Mais le compromis entre sociologie et État modernisateur noué au seuil de la Ve République explose en 1968. Le Club Jean Moulin disparaît. La Fondation Ford se retire. Crozier prend ses distances avec Esprit2. La Société bloquée3, qui paraît en 1970, est sa réponse aux ébranlements déclenchés par les événements de mai-juin 1968. Il a repris la notion de Stanley Hoffmann en la désorbitant de son inscription historique (mais Crozier ne s’est jamais beaucoup préoccupé de l’histoire) pour lui donner une extension considérable. Mettre au premier plan les blocages de l’autorité, dénoncer la France comme une société de castes, entrait en résonance avec les affects libérés par la crise et avec l’appel au desserrement des contraintes institutionnelles et à la fin des hiérarchies rigides. Le livre est un succès. Mais il comporte aussi une évaluation négative des réformes, des réformismes et des réformistes des années 1960 en France et aux États-Unis, ces deux sociétés entre lesquelles Crozier a vécu intensément cette décennie dans un va-et-vient permanent.

Dès lors, il se réoriente. Il reprend la formation de jeunes chercheurs. Jacques Delors l’appuie et la loi sur la formation permanente lui permet de lancer une nouvelle structure associative qui réponde à cette exigence. Il s’attelle à l’écriture d’un très long texte dont le titre résume parfaitement sa nouvelle orientation, « L’utilisation de la connaissance sociologique dans le changement social dirigé », qui constitue le noyau de l’ouvrage qu’il publie peu après avec Erhard Friedberg, l’Acteur et le système4, son nouveau discours de la méthode.

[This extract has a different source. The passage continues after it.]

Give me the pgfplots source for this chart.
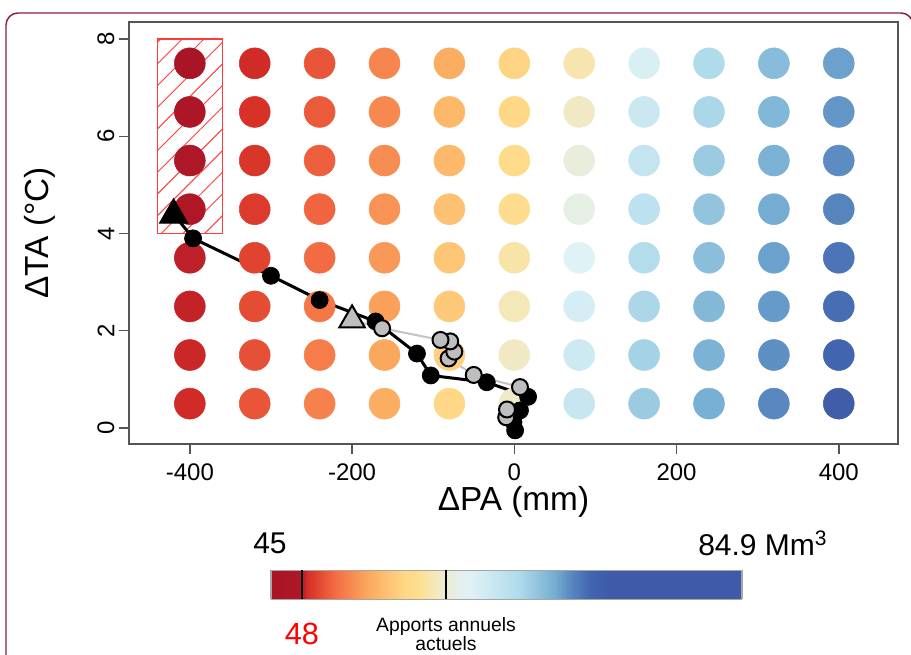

Lors d’un second séjour au Center for Advanced Studies in the Behavioral Sciences, il est associé au rapport de la Trilatérale, la Crise des démocraties (il rédige la partie consacrée à l’Europe) qui stigmatise les impasses de l’État-providence.

Sitôt après avoir publié l’Acteur et le système, dans une réunion internationale consacrée à la crise du modèle occidental de l’État, Crozier plaide pour un État manager s’appuyant sur l’expertise des consultants, plutôt que d’abandonner les administrations à leur seule expertise interne. Pendant les quinze années suivantes il met ainsi en place une chaîne « formation-recherche-conseil » appuyée sur Sciences Po. L’Institut de l’entreprise, mutatis mutandis, devient son nouveau Club Jean-Moulin, tandis qu’État moderne, État modeste5 exprime cette nouvelle orientation et cette nouvelle ambition.

J’ai personnellement une dette à l’égard de Michel Crozier. Ce que j’ai retenu de lui, c’est avant tout une pratique et une passion de l’enquête. Je n’adhérais pas, en revanche, à son machiavélisme interactionniste, qu’il durcit au fil du temps, et qui était au fondement de sa conception de l’action. Au demeurant, la meilleure invalidation de cette « théorie » me paraît être les liens de solidarité et de coopération qui permirent la réussite de cet Atelier Saint-Hilaire dont il fut l’initiateur et l’inspirateur dans les années fastes des Social Sciences, au lendemain de la guerre d’Algérie.

  • 1.

    Michel Crozier, le Phénomène bureaucratique, Paris, Le Seuil, coll. « Points essais », 1993 (1re éd. 1963).

  • 2.

    Voir son article publié dans Esprit en janvier 1983, « Les belles années. De la guerre d’Indochine à Mai 68 », dans lequel il revient sur son compagnonnage avec la revue.

  • 3.

    M. Crozier, la Société bloquée, Paris, Le Seuil, coll. « Points essais », 1995 (1re éd. 1970).

  • 4.

    Michel Crozier, Erhard Friedberg, l’Acteur et le système. Les contraintes de l’action collective, Paris, Le Seuil, 1992 (1re éd. 1977).

  • 5.

    M. Crozier, État moderne, État modeste. Stratégies pour un autre changement, Paris, Fayard, 1997 (1re éd. 1987).

Pierre Grémion

Docteur en lettres, Pierre Grémion est chercheur au Centre de sociologie des organisations. Il est notamment l'auteur de Le Pouvoir périphérique : bureaucrates et notables dans le système politique français (Seuil, 1976), et Intelligence de l'anticommunisme : Le Congrès pour la liberté de la culture à Paris, 1950-1975 (Fayard, 1995).  …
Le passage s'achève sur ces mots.